Transcribe the full listing exactly, and drop every picture.

-*-*-

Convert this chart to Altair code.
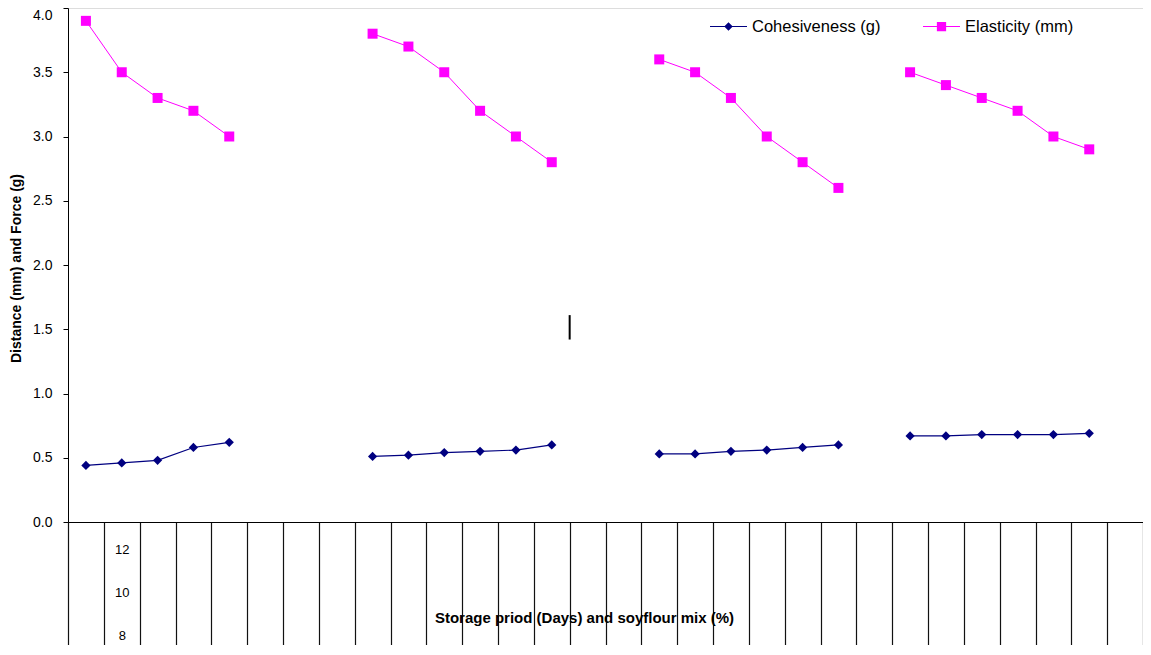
import json
import altair as alt
import pandas as pd

# ---- data ----
slots = [f"{i:02d}" for i in range(1, 31)]          # 30 category slots on the x axis
groups = ["Group 1", "Group 2", "Group 3", "Group 4"]
group_slots = [
    ["01", "02", "03", "04", "05"],
    ["09", "10", "11", "12", "13", "14"],
    ["17", "18", "19", "20", "21", "22"],
    ["24", "25", "26", "27", "28", "29"],
]
cohesiveness = [
    [0.44, 0.46, 0.48, 0.58, 0.62],
    [0.51, 0.52, 0.54, 0.55, 0.56, 0.60],
    [0.53, 0.53, 0.55, 0.56, 0.58, 0.60],
    [0.67, 0.67, 0.68, 0.68, 0.68, 0.69],
]
elasticity = [
    [3.9, 3.5, 3.3, 3.2, 3.0],
    [3.8, 3.7, 3.5, 3.2, 3.0, 2.8],
    [3.6, 3.5, 3.3, 3.0, 2.8, 2.6],
    [3.5, 3.4, 3.3, 3.2, 3.0, 2.9],
]
series_names = ["Cohesiveness (g)", "Elasticity (mm)"]
series_colors = ["#000080", "#FF00FF"]
y_ticks = [0, 0.5, 1.0, 1.5, 2.0, 2.5, 3.0, 3.5, 4.0]
under_label_slot = "02"
under_labels = ["12", "10", "8"]
stray_slot = ["15"]
stray_lo = [1.42]
stray_hi = [1.61]

rows = []
for g, sl, coh, ela in zip(groups, group_slots, cohesiveness, elasticity):
    for i, s in enumerate(sl):
        rows.append({"slot": s, "group": g, "series": series_names[0], "value": coh[i], "ord": i})
        rows.append({"slot": s, "group": g, "series": series_names[1], "value": ela[i], "ord": i})
df = pd.DataFrame(rows)
stray_df = pd.DataFrame({"slot": stray_slot, "lo": stray_lo, "hi": stray_hi})

FONT = "Liberation Sans"

x_axis = alt.Axis(
    title="Storage priod (Days) and soyflour mix (%)",
    titleFont=FONT, titleFontSize=15, titleFontWeight="bold", titleColor="black",
    titleX=516, titleY=95, titleAlign="center", titleBaseline="middle",
    domain=True, domainColor="black", domainWidth=1,
    ticks=True, tickBand="extent", tickSize=125, tickColor="#111", tickWidth=1.2,
    labels=True, labelAngle=0, labelFont=FONT, labelFontSize=13, labelColor="black",
    labelExpr=f"datum.value == '{under_label_slot}' ? {json.dumps(under_labels)} : ''",
    labelLineHeight=43, labelPadding=-104, labelBaseline="top",
    grid=False,
)
y_axis = alt.Axis(
    title="Distance (mm) and Force (g)",
    titleFont=FONT, titleFontSize=14, titleFontWeight="bold", titleColor="black",
    titleAngle=270, titleX=-52, titleY=260, titleAlign="center", titleBaseline="middle",
    values=y_ticks, format=".1f",
    labelFont=FONT, labelFontSize=14, labelColor="black", labelPadding=11,
    labelBaseline={"condition": {"test": "datum.value >= 4", "value": "top"}, "value": "middle"},
    tickSize=5, tickColor="black", domainColor="black", grid=False,
)

x_enc = alt.X("slot:N", scale=alt.Scale(type="band", domain=slots, paddingInner=0, paddingOuter=0), axis=x_axis)
y_enc = alt.Y("value:Q", scale=alt.Scale(domain=[0, 4], nice=False, zero=False), axis=y_axis)

base = alt.Chart(df)

line_coh = base.transform_filter(alt.datum.series == series_names[0]).mark_line(
    color=series_colors[0], strokeWidth=1.2
).encode(x=x_enc, y=y_enc, detail="group:N", order="ord:Q")
line_ela = base.transform_filter(alt.datum.series == series_names[1]).mark_line(
    color=series_colors[1], strokeWidth=1
).encode(x=x_enc, y=y_enc, detail="group:N", order="ord:Q")

pts_coh = base.transform_filter(alt.datum.series == series_names[0]).mark_point(
    shape="diamond", filled=True, size=85, color=series_colors[0], opacity=1
).encode(x=x_enc, y=y_enc)
pts_ela = base.transform_filter(alt.datum.series == series_names[1]).mark_point(
    shape="square", filled=True, size=100, color=series_colors[1], opacity=1
).encode(x=x_enc, y=y_enc)

# legend-only layer (no visible marks): symbols combine the line and the marker
legend_paths = [
    "M-1,-0.03L1,-0.03L1,0.03L-1,0.03Z M0,-0.23L0.23,0L0,0.23L-0.23,0Z",
    "M-1,-0.03L1,-0.03L1,0.03L-1,0.03Z M-0.25,-0.25L0.25,-0.25L0.25,0.25L-0.25,0.25Z",
]
legend = alt.Legend(
    orient="none", legendX=642, legendY=0, direction="horizontal", title=None,
    symbolSize=1369, symbolStrokeWidth=0, labelFont=FONT, labelFontSize=16.5, labelColor="black",
    labelOffset=5, columnPadding=42, padding=0,
)
legend_layer = base.transform_filter("false").mark_point(filled=True, size=1369, opacity=1).encode(
    x=x_enc, y=y_enc,
    color=alt.Color("series:N", scale=alt.Scale(domain=series_names, range=series_colors), legend=legend),
    shape=alt.Shape("series:N", scale=alt.Scale(domain=series_names, range=legend_paths), legend=legend),
)

stray = alt.Chart(stray_df).mark_rule(color="black", strokeWidth=2).encode(
    x=alt.X("slot:N", bandPosition=0, scale=alt.Scale(type="band", domain=slots, paddingInner=0, paddingOuter=0), axis=x_axis),
    y=alt.Y("lo:Q", scale=alt.Scale(domain=[0, 4], nice=False, zero=False), axis=y_axis),
    y2="hi:Q",
)

chart = alt.layer(line_coh, line_ela, pts_coh, pts_ela, legend_layer, stray).properties(
    width=1075, height=514,
    padding={"left": 60, "top": 0, "right": 0, "bottom": 123},
    autosize=alt.AutoSizeParams(type="none"),
).configure_view(stroke=None).configure(font=FONT)

chart.save("out.html", embed_options={"renderer": "svg", "actions": False})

-*-*-

** Solution for this problem **
Convert this chart to Altair code.
import json
import altair as alt
import pandas as pd

# ---- data ----
slots = [f"{i:02d}" for i in range(1, 31)]          # 30 category slots on the x axis
groups = ["Group 1", "Group 2", "Group 3", "Group 4"]
group_slots = [
    ["01", "02", "03", "04", "05"],
    ["09", "10", "11", "12", "13", "14"],
    ["17", "18", "19", "20", "21", "22"],
    ["24", "25", "26", "27", "28", "29"],
]
cohesiveness = [
    [0.44, 0.46, 0.48, 0.58, 0.62],
    [0.51, 0.52, 0.54, 0.55, 0.56, 0.60],
    [0.53, 0.53, 0.55, 0.56, 0.58, 0.60],
    [0.67, 0.67, 0.68, 0.68, 0.68, 0.69],
]
elasticity = [
    [3.9, 3.5, 3.3, 3.2, 3.0],
    [3.8, 3.7, 3.5, 3.2, 3.0, 2.8],
    [3.6, 3.5, 3.3, 3.0, 2.8, 2.6],
    [3.5, 3.4, 3.3, 3.2, 3.0, 2.9],
]
series_names = ["Cohesiveness (g)", "Elasticity (mm)"]
series_colors = ["#000080", "#FF00FF"]
y_ticks = [0, 0.5, 1.0, 1.5, 2.0, 2.5, 3.0, 3.5, 4.0]
under_label_slot = "02"
under_labels = ["12", "10", "8"]
stray_slot = ["15"]
stray_lo = [1.42]
stray_hi = [1.61]

rows = []
for g, sl, coh, ela in zip(groups, group_slots, cohesiveness, elasticity):
    for i, s in enumerate(sl):
        rows.append({"slot": s, "group": g, "series": series_names[0], "value": coh[i], "ord": i})
        rows.append({"slot": s, "group": g, "series": series_names[1], "value": ela[i], "ord": i})
df = pd.DataFrame(rows)
stray_df = pd.DataFrame({"slot": stray_slot, "lo": stray_lo, "hi": stray_hi})

FONT = "Liberation Sans"

x_axis = alt.Axis(
    title="Storage priod (Days) and soyflour mix (%)",
    titleFont=FONT, titleFontSize=15, titleFontWeight="bold", titleColor="black",
    titleX=516, titleY=95, titleAlign="center", titleBaseline="middle",
    domain=True, domainColor="black", domainWidth=1,
    ticks=True, tickBand="extent", tickSize=125, tickColor="#111", tickWidth=1.2,
    labels=True, labelAngle=0, labelFont=FONT, labelFontSize=13, labelColor="black",
    labelExpr=f"datum.value == '{under_label_slot}' ? {json.dumps(under_labels)} : ''",
    labelLineHeight=43, labelPadding=-104, labelBaseline="top",
    grid=False,
)
y_axis = alt.Axis(
    title="Distance (mm) and Force (g)",
    titleFont=FONT, titleFontSize=14, titleFontWeight="bold", titleColor="black",
    titleAngle=270, titleX=-52, titleY=260, titleAlign="center", titleBaseline="middle",
    values=y_ticks, format=".1f",
    labelFont=FONT, labelFontSize=14, labelColor="black", labelPadding=11,
    labelBaseline={"condition": {"test": "datum.value >= 4", "value": "top"}, "value": "middle"},
    tickSize=5, tickColor="black", domainColor="black", grid=False,
)

x_enc = alt.X("slot:N", scale=alt.Scale(type="band", domain=slots, paddingInner=0, paddingOuter=0), axis=x_axis)
y_enc = alt.Y("value:Q", scale=alt.Scale(domain=[0, 4], nice=False, zero=False), axis=y_axis)

base = alt.Chart(df)

line_coh = base.transform_filter(alt.datum.series == series_names[0]).mark_line(
    color=series_colors[0], strokeWidth=1.2
).encode(x=x_enc, y=y_enc, detail="group:N", order="ord:Q")
line_ela = base.transform_filter(alt.datum.series == series_names[1]).mark_line(
    color=series_colors[1], strokeWidth=1
).encode(x=x_enc, y=y_enc, detail="group:N", order="ord:Q")

pts_coh = base.transform_filter(alt.datum.series == series_names[0]).mark_point(
    shape="diamond", filled=True, size=85, color=series_colors[0], opacity=1
).encode(x=x_enc, y=y_enc)
pts_ela = base.transform_filter(alt.datum.series == series_names[1]).mark_point(
    shape="square", filled=True, size=100, color=series_colors[1], opacity=1
).encode(x=x_enc, y=y_enc)

# legend-only layer (no visible marks): symbols combine the line and the marker
legend_paths = [
    "M-1,-0.03L1,-0.03L1,0.03L-1,0.03Z M0,-0.23L0.23,0L0,0.23L-0.23,0Z",
    "M-1,-0.03L1,-0.03L1,0.03L-1,0.03Z M-0.25,-0.25L0.25,-0.25L0.25,0.25L-0.25,0.25Z",
]
legend = alt.Legend(
    orient="none", legendX=642, legendY=0, direction="horizontal", title=None,
    symbolSize=1369, symbolStrokeWidth=0, labelFont=FONT, labelFontSize=16.5, labelColor="black",
    labelOffset=5, columnPadding=42, padding=0,
)
legend_layer = base.transform_filter("false").mark_point(filled=True, size=1369, opacity=1).encode(
    x=x_enc, y=y_enc,
    color=alt.Color("series:N", scale=alt.Scale(domain=series_names, range=series_colors), legend=legend),
    shape=alt.Shape("series:N", scale=alt.Scale(domain=series_names, range=legend_paths), legend=legend),
)

stray = alt.Chart(stray_df).mark_rule(color="black", strokeWidth=2).encode(
    x=alt.X("slot:N", bandPosition=0, scale=alt.Scale(type="band", domain=slots, paddingInner=0, paddingOuter=0), axis=x_axis),
    y=alt.Y("lo:Q", scale=alt.Scale(domain=[0, 4], nice=False, zero=False), axis=y_axis),
    y2="hi:Q",
)

chart = alt.layer(line_coh, line_ela, pts_coh, pts_ela, legend_layer, stray).properties(
    width=1075, height=514,
    padding={"left": 60, "top": 0, "right": 0, "bottom": 123},
    autosize=alt.AutoSizeParams(type="none"),
).configure_view(stroke=None).configure(font=FONT)

chart.save("out.html", embed_options={"renderer": "svg", "actions": False})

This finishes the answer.